Gerald McBeath, a political science professor at the University of Alaska Fairbanks, said Murkowski is on a pendulum swing : She was a moderate before her reelection effort, drifted to the right in the campaign against Miller and will now swing back to the center.

“She realizes her electoral victory was based on a broad coalition that includes a lot of Democrats,” he said.

This Congress has not yet had many key votes to indicate which way Murkowski will veer. But crucial decisions are coming.

Murkowski has been in the center of talks regarding delaying or stopping EPA from implementing climate rules, but for her that debate has less to do with party than with the perspective of many of her Alaskan constituents. She has a lifetime score of just 18 out of 100 from the League of Conservation Voters, and she unsuccessfully offered a resolution last year disapproving of EPA regulating greenhouse-gas emissions.

On those types of issues, Murkowski’s perspective is similar to that of some Democrats who also support increased oil and gas production and dislike what they consider onerous regulations.

“Both Alaska and Louisiana share so many issues in common,” said Sen. Mary Landrieu (D-La.), a longtime member of the energy panel and a new member of the Interior appropriations subcommittee. “She’s been in the vanguard of helping us get our drilling started up again in the gulf, and I’ll be working with her on some Arctic issues.”

In the new Congress, Murkowski has largely shied from committing to any particular plan to delay or thwart the agency’s regulations.
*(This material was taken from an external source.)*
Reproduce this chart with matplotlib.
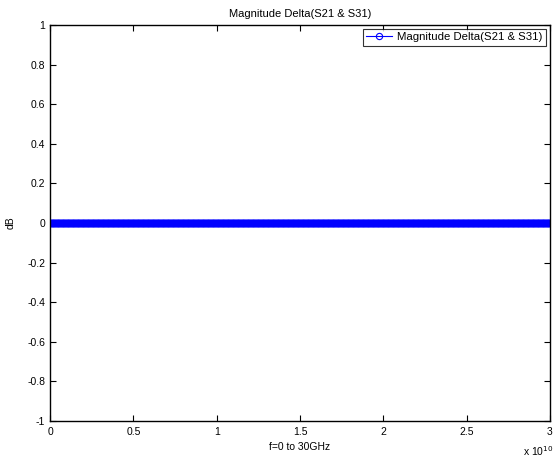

Another closely watched matter will be her relationship with Senate energy committee Chairman Jeff Bingaman (D-N.M.), at times a centrist in his own party.

It’s difficult to find many congressional panels in the last Congress that showed a tighter working relationship than that between Bingaman and Murkowski.
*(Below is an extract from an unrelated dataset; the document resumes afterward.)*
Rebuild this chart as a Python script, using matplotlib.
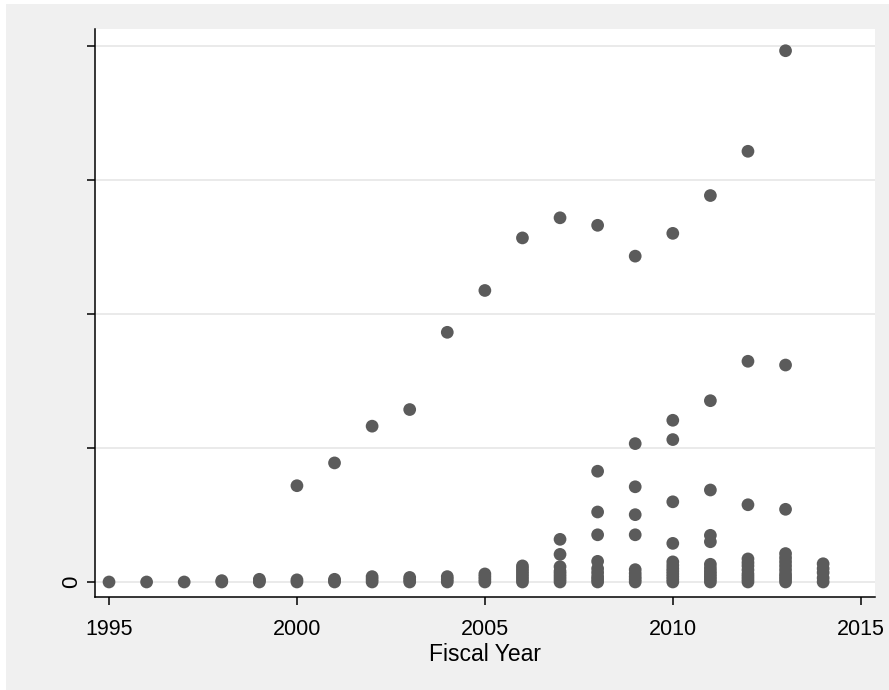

They both signed off on a broad energy plan in their committee that included a renewable-power mandate, more offshore oil and gas drilling, energy efficiency and investments in transmission.

They also helped shepherd legislation responding to last year’s BP spill, although that was later torpedoed by bickering in the full Senate as part of a broader energy and spill package.

During last year’s campaign, Murkowski mentioned Bingaman and Delaware Democrat Tom Carper when asked for senators she particularly respected.

“And my Republican opponent jumped all over that and said: ‘A-ha! Proof positive that you’re not a real Republican,’” Murkowski said recently. “I don’t happen to think that’s how you necessarily operate around here. You build relationships, working relationships, personal relationships, and hopefully they can transcend political labels.”

One possible parallel for Murkowski is what happened in 2006, when Connecticut Sen. Joe Lieberman won reelection as an independent after losing the Democratic primary. He said he felt liberated.

Murkowski too is "liberated in a lot of ways," said Norm Ornstein of the American Enterprise Institute. "She didn't have to kowtow to her party. She is caucusing with Republicans but she doesn't owe anything to the leadership."

At a closed-door session in September, Senate Republicans rejected a bid by DeMint to strip Murkowski of her leadership role on the energy panel after she’d decided to run as a write-in candidate. "I think McConnell and a couple of others made sure they didn’t do that because they all of a sudden realized that if she won that would really be a problem for them," Ornstein said.

"I do not expect her to be a regular thorn in the side of her own party's leaders," he said. "But she's going to pick her spots."